- **WHAT THE TASK ASKS**
Omit any picture, and return the remaining data exactly as written.

- **DATASET CONTENT**
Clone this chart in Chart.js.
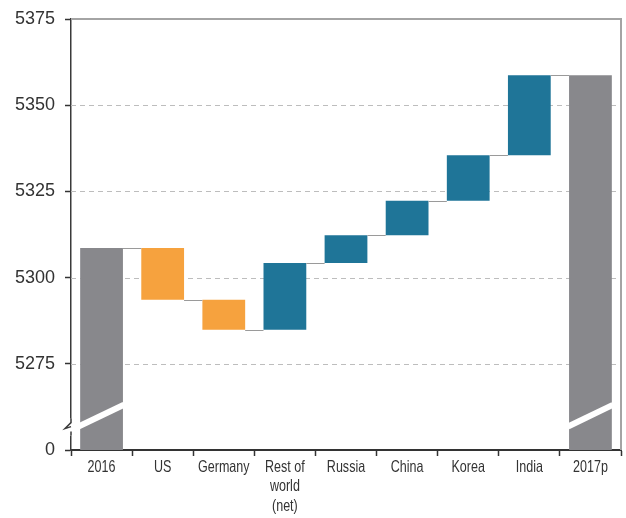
<!DOCTYPE html>
<html>
<head>
<meta charset="utf-8">
<script src="https://cdn.jsdelivr.net/npm/chart.js@4/dist/chart.umd.min.js"></script>
<style>
  html, body { margin: 0; padding: 0; background: #fff; }
  #wrap { width: 626px; height: 518px; }
</style>
</head>
<body>
<div id="wrap"><canvas id="chart"></canvas></div>
<script>
// waterfall: 2016 total, country contributions, 2017p total
const categories = ['2016', 'US', 'Germany', ['Rest of', 'world', '(net)'], 'Russia', 'China', 'Korea', 'India', '2017p'];
const startTotal = 5308.6;
const changes = [-15.0, -8.7, 19.3, 8.1, 10.0, 13.2, 23.2];
const endTotal = 5358.7;
const yTicks = [5250, 5275, 5300, 5325, 5350, 5375];
const axisBase = 5250; // shown as "0" below the break

const GREY = '#88888c';
const ORANGE = '#f6a23e';
const TEAL = '#1f7598';

// floating bars [from, to]
const bars = [[axisBase, startTotal]];
const colors = [GREY];
let level = startTotal;
changes.forEach(c => {
  bars.push([level, level + c]);
  colors.push(c < 0 ? ORANGE : TEAL);
  level += c;
});
bars.push([axisBase, endTotal]);
colors.push(GREY);

// dashed grid, frame, connectors, axis break and condensed category labels
const decor = {
  id: 'decor',
  beforeDatasetsDraw(chart) {
    const { ctx, chartArea: a, scales: { y } } = chart;
    ctx.save();
    ctx.strokeStyle = '#bdbdbd';
    ctx.lineWidth = 1;
    ctx.setLineDash([5, 4]);
    yTicks.slice(1, -1).forEach(v => {
      const py = Math.round(y.getPixelForValue(v)) + 0.5;
      ctx.beginPath();
      ctx.moveTo(a.left, py);
      ctx.lineTo(a.right, py);
      ctx.stroke();
    });
    ctx.setLineDash([]);
    ctx.strokeStyle = '#a4a4a4';
    ctx.lineWidth = 2;
    ctx.beginPath();
    ctx.moveTo(a.left, a.top);
    ctx.lineTo(a.right, a.top);
    ctx.lineTo(a.right, a.bottom);
    ctx.stroke();
    ctx.restore();
  },
  afterDatasetsDraw(chart) {
    const { ctx, chartArea: a, scales: { x, y } } = chart;
    const meta = chart.getDatasetMeta(0).data;
    ctx.save();
    // connectors between consecutive bars
    ctx.strokeStyle = '#9a9a9a';
    ctx.lineWidth = 1;
    for (let i = 0; i < meta.length - 1; i++) {
      const lvl = bars[i][1];
      const py = Math.round(y.getPixelForValue(lvl)) + 0.5;
      const x0 = meta[i].x + meta[i].width / 2;
      const x1 = meta[i + 1].x - meta[i + 1].width / 2;
      ctx.beginPath();
      ctx.moveTo(x0, py);
      ctx.lineTo(x1, py);
      ctx.stroke();
    }
    // break bands across the total bars
    ctx.strokeStyle = '#ffffff';
    ctx.lineWidth = 6;
    [0, meta.length - 1].forEach(i => {
      const b = meta[i];
      const xl = b.x - b.width / 2 - (i === 0 ? 10 : 1);
      const xr = b.x + b.width / 2 + 1;
      const yl = y.getPixelForValue(5256.8) + (i === 0 ? 4 : 0);
      const yr = y.getPixelForValue(5263.1);
      ctx.beginPath();
      ctx.moveTo(xl, yl);
      ctx.lineTo(xr, yr);
      ctx.stroke();
    });
    // zigzag on the value axis
    const by = y.getPixelForValue(5256.5);
    ctx.fillStyle = '#ffffff';
    ctx.fillRect(a.left - 3, by - 9, 6, 17);
    ctx.strokeStyle = '#3a3a3a';
    ctx.lineWidth = 1.5;
    ctx.beginPath();
    ctx.moveTo(a.left, by - 9);
    ctx.lineTo(a.left, by - 5);
    ctx.lineTo(a.left - 6, by + 1);
    ctx.lineTo(a.left, by - 1);
    ctx.stroke();
    ctx.beginPath();
    ctx.moveTo(a.left, by + 4);
    ctx.lineTo(a.left, by + 8);
    ctx.stroke();

    // category labels in a narrow face
    ctx.fillStyle = '#333';
    ctx.font = "16.5px 'Liberation Sans', Arial, sans-serif";
    ctx.textAlign = 'center';
    ctx.textBaseline = 'middle';
    categories.forEach((lab, i) => {
      const lines = Array.isArray(lab) ? lab : [lab];
      const cx = x.getPixelForTick(i);
      lines.forEach((t, k) => {
        ctx.save();
        ctx.translate(cx, a.bottom + 17 + k * 19.5);
        ctx.scale(0.76, 1);
        ctx.fillText(t, 0, 0);
        ctx.restore();
      });
    });
    ctx.restore();
  }
};

new Chart(document.getElementById('chart'), {
  type: 'bar',
  data: {
    labels: categories,
    datasets: [{
      data: bars,
      backgroundColor: colors,
      borderWidth: 0,
      barPercentage: 0.7,
      categoryPercentage: 1.0
    }]
  },
  options: {
    responsive: true,
    maintainAspectRatio: false,
    animation: false,
    layout: { padding: { top: 18, right: 5, left: 0, bottom: 0 } },
    plugins: {
      legend: { display: false },
      tooltip: { enabled: false }
    },
    scales: {
      x: {
        grid: { display: true, drawOnChartArea: false, tickLength: 6, tickColor: '#333', tickWidth: 1.5 },
        border: { color: '#333', width: 2 },
        ticks: { display: false, autoSkip: false },
        afterFit(scale) { scale.height = 68; }
      },
      y: {
        min: 5250,
        max: 5375,
        afterBuildTicks(scale) { scale.ticks = yTicks.map(v => ({ value: v })); },
        grid: { display: true, drawOnChartArea: false, tickLength: 6, tickColor: '#333', tickWidth: 1.5 },
        border: { color: '#3a3a3a', width: 1.5 },
        ticks: {
          color: '#333',
          padding: 10,
          font: { family: "'Liberation Sans', Arial, sans-serif", size: 18, lineHeight: 1 },
          callback: v => (v === axisBase ? '0' : String(v))
        },
        afterFit(scale) { scale.width = 71; }
      }
    }
  },
  plugins: [decor]
});
</script>
</body>
</html>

- **CORRECT RESPONSE**
Clone this chart in Chart.js.
<!DOCTYPE html>
<html>
<head>
<meta charset="utf-8">
<script src="https://cdn.jsdelivr.net/npm/chart.js@4/dist/chart.umd.min.js"></script>
<style>
  html, body { margin: 0; padding: 0; background: #fff; }
  #wrap { width: 626px; height: 518px; }
</style>
</head>
<body>
<div id="wrap"><canvas id="chart"></canvas></div>
<script>
// waterfall: 2016 total, country contributions, 2017p total
const categories = ['2016', 'US', 'Germany', ['Rest of', 'world', '(net)'], 'Russia', 'China', 'Korea', 'India', '2017p'];
const startTotal = 5308.6;
const changes = [-15.0, -8.7, 19.3, 8.1, 10.0, 13.2, 23.2];
const endTotal = 5358.7;
const yTicks = [5250, 5275, 5300, 5325, 5350, 5375];
const axisBase = 5250; // shown as "0" below the break

const GREY = '#88888c';
const ORANGE = '#f6a23e';
const TEAL = '#1f7598';

// floating bars [from, to]
const bars = [[axisBase, startTotal]];
const colors = [GREY];
let level = startTotal;
changes.forEach(c => {
  bars.push([level, level + c]);
  colors.push(c < 0 ? ORANGE : TEAL);
  level += c;
});
bars.push([axisBase, endTotal]);
colors.push(GREY);

// dashed grid, frame, connectors, axis break and condensed category labels
const decor = {
  id: 'decor',
  beforeDatasetsDraw(chart) {
    const { ctx, chartArea: a, scales: { y } } = chart;
    ctx.save();
    ctx.strokeStyle = '#bdbdbd';
    ctx.lineWidth = 1;
    ctx.setLineDash([5, 4]);
    yTicks.slice(1, -1).forEach(v => {
      const py = Math.round(y.getPixelForValue(v)) + 0.5;
      ctx.beginPath();
      ctx.moveTo(a.left, py);
      ctx.lineTo(a.right, py);
      ctx.stroke();
    });
    ctx.setLineDash([]);
    ctx.strokeStyle = '#a4a4a4';
    ctx.lineWidth = 2;
    ctx.beginPath();
    ctx.moveTo(a.left, a.top);
    ctx.lineTo(a.right, a.top);
    ctx.lineTo(a.right, a.bottom);
    ctx.stroke();
    ctx.restore();
  },
  afterDatasetsDraw(chart) {
    const { ctx, chartArea: a, scales: { x, y } } = chart;
    const meta = chart.getDatasetMeta(0).data;
    ctx.save();
    // connectors between consecutive bars
    ctx.strokeStyle = '#9a9a9a';
    ctx.lineWidth = 1;
    for (let i = 0; i < meta.length - 1; i++) {
      const lvl = bars[i][1];
      const py = Math.round(y.getPixelForValue(lvl)) + 0.5;
      const x0 = meta[i].x + meta[i].width / 2;
      const x1 = meta[i + 1].x - meta[i + 1].width / 2;
      ctx.beginPath();
      ctx.moveTo(x0, py);
      ctx.lineTo(x1, py);
      ctx.stroke();
    }
    // break bands across the total bars
    ctx.strokeStyle = '#ffffff';
    ctx.lineWidth = 6;
    [0, meta.length - 1].forEach(i => {
      const b = meta[i];
      const xl = b.x - b.width / 2 - (i === 0 ? 10 : 1);
      const xr = b.x + b.width / 2 + 1;
      const yl = y.getPixelForValue(5256.8) + (i === 0 ? 4 : 0);
      const yr = y.getPixelForValue(5263.1);
      ctx.beginPath();
      ctx.moveTo(xl, yl);
      ctx.lineTo(xr, yr);
      ctx.stroke();
    });
    // zigzag on the value axis
    const by = y.getPixelForValue(5256.5);
    ctx.fillStyle = '#ffffff';
    ctx.fillRect(a.left - 3, by - 9, 6, 17);
    ctx.strokeStyle = '#3a3a3a';
    ctx.lineWidth = 1.5;
    ctx.beginPath();
    ctx.moveTo(a.left, by - 9);
    ctx.lineTo(a.left, by - 5);
    ctx.lineTo(a.left - 6, by + 1);
    ctx.lineTo(a.left, by - 1);
    ctx.stroke();
    ctx.beginPath();
    ctx.moveTo(a.left, by + 4);
    ctx.lineTo(a.left, by + 8);
    ctx.stroke();

    // category labels in a narrow face
    ctx.fillStyle = '#333';
    ctx.font = "16.5px 'Liberation Sans', Arial, sans-serif";
    ctx.textAlign = 'center';
    ctx.textBaseline = 'middle';
    categories.forEach((lab, i) => {
      const lines = Array.isArray(lab) ? lab : [lab];
      const cx = x.getPixelForTick(i);
      lines.forEach((t, k) => {
        ctx.save();
        ctx.translate(cx, a.bottom + 17 + k * 19.5);
        ctx.scale(0.76, 1);
        ctx.fillText(t, 0, 0);
        ctx.restore();
      });
    });
    ctx.restore();
  }
};

new Chart(document.getElementById('chart'), {
  type: 'bar',
  data: {
    labels: categories,
    datasets: [{
      data: bars,
      backgroundColor: colors,
      borderWidth: 0,
      barPercentage: 0.7,
      categoryPercentage: 1.0
    }]
  },
  options: {
    responsive: true,
    maintainAspectRatio: false,
    animation: false,
    layout: { padding: { top: 18, right: 5, left: 0, bottom: 0 } },
    plugins: {
      legend: { display: false },
      tooltip: { enabled: false }
    },
    scales: {
      x: {
        grid: { display: true, drawOnChartArea: false, tickLength: 6, tickColor: '#333', tickWidth: 1.5 },
        border: { color: '#333', width: 2 },
        ticks: { display: false, autoSkip: false },
        afterFit(scale) { scale.height = 68; }
      },
      y: {
        min: 5250,
        max: 5375,
        afterBuildTicks(scale) { scale.ticks = yTicks.map(v => ({ value: v })); },
        grid: { display: true, drawOnChartArea: false, tickLength: 6, tickColor: '#333', tickWidth: 1.5 },
        border: { color: '#3a3a3a', width: 1.5 },
        ticks: {
          color: '#333',
          padding: 10,
          font: { family: "'Liberation Sans', Arial, sans-serif", size: 18, lineHeight: 1 },
          callback: v => (v === axisBase ? '0' : String(v))
        },
        afterFit(scale) { scale.width = 71; }
      }
    }
  },
  plugins: [decor]
});
</script>
</body>
</html>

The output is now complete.